» Aim of the exercise
Print all of the lines exactly. Any picture among them stays out.

» Provided data

┏━━

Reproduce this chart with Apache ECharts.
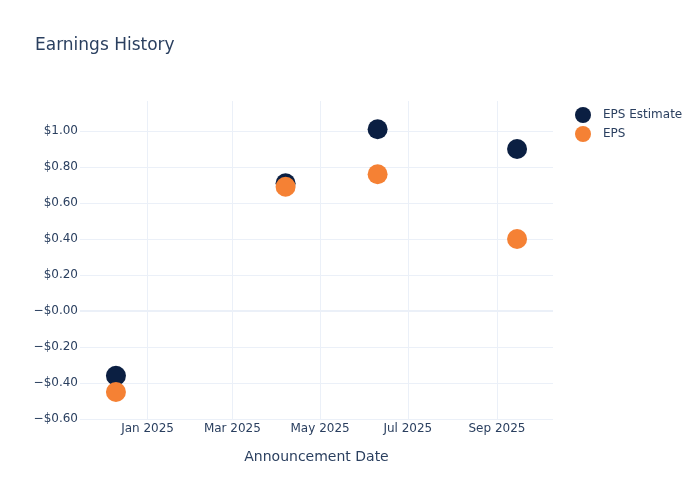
<!DOCTYPE html>
<html>
<head>
<meta charset="utf-8">
<script src="https://cdn.jsdelivr.net/npm/echarts@6/dist/echarts.min.js"></script>
<style>html,body{margin:0;padding:0;background:#fff;}#c{width:700px;height:500px;}</style>
</head>
<body>
<div id="c"></div>
<script>
const dates = ['2024-12-10', '2025-04-07', '2025-06-10', '2025-09-15'];
const epsEstimate = [-0.36, 0.71, 1.01, 0.90];
const eps = [-0.45, 0.69, 0.76, 0.40];
const xTickDates = ['2025-01-01', '2025-03-01', '2025-05-01', '2025-07-01', '2025-09-01'];
const xTickLabels = ['Jan 2025', 'Mar 2025', 'May 2025', 'Jul 2025', 'Sep 2025'];
const xMin = '2024-11-15';
const xMax = '2025-10-10';

const FONT = 'DejaVu Sans, Verdana, sans-serif';
const TXT = '#2a3f5f';
const GRID = '#EBF0F8';
const ts = s => Date.UTC(+s.slice(0, 4), +s.slice(5, 7) - 1, +s.slice(8, 10));
const tickVals = xTickDates.map(ts);

const chart = echarts.init(document.getElementById('c'), null, {renderer: 'canvas'});
chart.setOption({
  animation: false,
  backgroundColor: '#fff',
  textStyle: {fontFamily: FONT},
  title: {
    text: 'Earnings History', left: 35, top: 37, padding: 0,
    textStyle: {fontFamily: FONT, fontSize: 17, fontWeight: 'normal', color: TXT}
  },
  legend: {
    orient: 'vertical', left: 575, top: 107, padding: 0,
    icon: 'circle', itemWidth: 16, itemHeight: 16, itemGap: 3,
    textStyle: {fontFamily: FONT, fontSize: 12, color: TXT, padding: [2, 0, 0, 7]},
    data: ['EPS Estimate', 'EPS']
  },
  grid: [
    {left: 80, right: 147, top: 131, bottom: 81},
    {left: 80, right: 147, top: 101, bottom: 81}
  ],
  xAxis: [
    {gridIndex: 0, type: 'value', min: ts(xMin), max: ts(xMax),
     axisLabel: {show: false}, axisTick: {show: false}, axisLine: {show: false}, splitLine: {show: false}},
    {gridIndex: 1, type: 'value', min: ts(xMin), max: ts(xMax),
     axisLine: {show: false},
     axisTick: {show: false, customValues: tickVals},
     axisLabel: {customValues: tickVals, margin: 4, fontFamily: FONT, fontSize: 12, color: TXT,
       formatter: v => { const i = tickVals.indexOf(v); return i >= 0 ? xTickLabels[i] : ''; }},
     splitLine: {show: true, lineStyle: {color: GRID, width: 1}},
     name: 'Announcement Date', nameLocation: 'middle', nameGap: 31,
     nameTextStyle: {fontFamily: FONT, fontSize: 14, color: TXT}}
  ],
  yAxis: [
    {gridIndex: 0, type: 'value', min: -0.6, max: 1.0, interval: 0.2,
     axisLine: {show: false}, axisTick: {show: false},
     axisLabel: {margin: 2, fontFamily: FONT, fontSize: 12, color: TXT,
       formatter: v => (v <= 0 ? '\u2212$' : '$') + Math.abs(v).toFixed(2)},
     splitLine: {show: true, lineStyle: {color: GRID, width: 1}}},
    {gridIndex: 1, type: 'value', min: 0, max: 1, show: false, splitLine: {show: false}}
  ],
  series: [
    {name: 'EPS Estimate', type: 'scatter', xAxisIndex: 0, yAxisIndex: 0, clip: false,
     symbolSize: 20, itemStyle: {color: '#0B1F42', opacity: 1},
     data: dates.map((d, i) => [ts(d), epsEstimate[i]]),
     markLine: {silent: true, symbol: 'none', label: {show: false},
       lineStyle: {color: GRID, width: 2, type: 'solid'}, data: [{yAxis: 0}], z: 1}},
    {name: 'EPS', type: 'scatter', xAxisIndex: 0, yAxisIndex: 0, clip: false,
     symbolSize: 20, itemStyle: {color: '#F58134', opacity: 1},
     data: dates.map((d, i) => [ts(d), eps[i]])}
  ]
});
</script>
</body>
</html>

┗━━

» The response
Reproduce this chart with Apache ECharts.
<!DOCTYPE html>
<html>
<head>
<meta charset="utf-8">
<script src="https://cdn.jsdelivr.net/npm/echarts@6/dist/echarts.min.js"></script>
<style>html,body{margin:0;padding:0;background:#fff;}#c{width:700px;height:500px;}</style>
</head>
<body>
<div id="c"></div>
<script>
const dates = ['2024-12-10', '2025-04-07', '2025-06-10', '2025-09-15'];
const epsEstimate = [-0.36, 0.71, 1.01, 0.90];
const eps = [-0.45, 0.69, 0.76, 0.40];
const xTickDates = ['2025-01-01', '2025-03-01', '2025-05-01', '2025-07-01', '2025-09-01'];
const xTickLabels = ['Jan 2025', 'Mar 2025', 'May 2025', 'Jul 2025', 'Sep 2025'];
const xMin = '2024-11-15';
const xMax = '2025-10-10';

const FONT = 'DejaVu Sans, Verdana, sans-serif';
const TXT = '#2a3f5f';
const GRID = '#EBF0F8';
const ts = s => Date.UTC(+s.slice(0, 4), +s.slice(5, 7) - 1, +s.slice(8, 10));
const tickVals = xTickDates.map(ts);

const chart = echarts.init(document.getElementById('c'), null, {renderer: 'canvas'});
chart.setOption({
  animation: false,
  backgroundColor: '#fff',
  textStyle: {fontFamily: FONT},
  title: {
    text: 'Earnings History', left: 35, top: 37, padding: 0,
    textStyle: {fontFamily: FONT, fontSize: 17, fontWeight: 'normal', color: TXT}
  },
  legend: {
    orient: 'vertical', left: 575, top: 107, padding: 0,
    icon: 'circle', itemWidth: 16, itemHeight: 16, itemGap: 3,
    textStyle: {fontFamily: FONT, fontSize: 12, color: TXT, padding: [2, 0, 0, 7]},
    data: ['EPS Estimate', 'EPS']
  },
  grid: [
    {left: 80, right: 147, top: 131, bottom: 81},
    {left: 80, right: 147, top: 101, bottom: 81}
  ],
  xAxis: [
    {gridIndex: 0, type: 'value', min: ts(xMin), max: ts(xMax),
     axisLabel: {show: false}, axisTick: {show: false}, axisLine: {show: false}, splitLine: {show: false}},
    {gridIndex: 1, type: 'value', min: ts(xMin), max: ts(xMax),
     axisLine: {show: false},
     axisTick: {show: false, customValues: tickVals},
     axisLabel: {customValues: tickVals, margin: 4, fontFamily: FONT, fontSize: 12, color: TXT,
       formatter: v => { const i = tickVals.indexOf(v); return i >= 0 ? xTickLabels[i] : ''; }},
     splitLine: {show: true, lineStyle: {color: GRID, width: 1}},
     name: 'Announcement Date', nameLocation: 'middle', nameGap: 31,
     nameTextStyle: {fontFamily: FONT, fontSize: 14, color: TXT}}
  ],
  yAxis: [
    {gridIndex: 0, type: 'value', min: -0.6, max: 1.0, interval: 0.2,
     axisLine: {show: false}, axisTick: {show: false},
     axisLabel: {margin: 2, fontFamily: FONT, fontSize: 12, color: TXT,
       formatter: v => (v <= 0 ? '\u2212$' : '$') + Math.abs(v).toFixed(2)},
     splitLine: {show: true, lineStyle: {color: GRID, width: 1}}},
    {gridIndex: 1, type: 'value', min: 0, max: 1, show: false, splitLine: {show: false}}
  ],
  series: [
    {name: 'EPS Estimate', type: 'scatter', xAxisIndex: 0, yAxisIndex: 0, clip: false,
     symbolSize: 20, itemStyle: {color: '#0B1F42', opacity: 1},
     data: dates.map((d, i) => [ts(d), epsEstimate[i]]),
     markLine: {silent: true, symbol: 'none', label: {show: false},
       lineStyle: {color: GRID, width: 2, type: 'solid'}, data: [{yAxis: 0}], z: 1}},
    {name: 'EPS', type: 'scatter', xAxisIndex: 0, yAxisIndex: 0, clip: false,
     symbolSize: 20, itemStyle: {color: '#F58134', opacity: 1},
     data: dates.map((d, i) => [ts(d), eps[i]])}
  ]
});
</script>
</body>
</html>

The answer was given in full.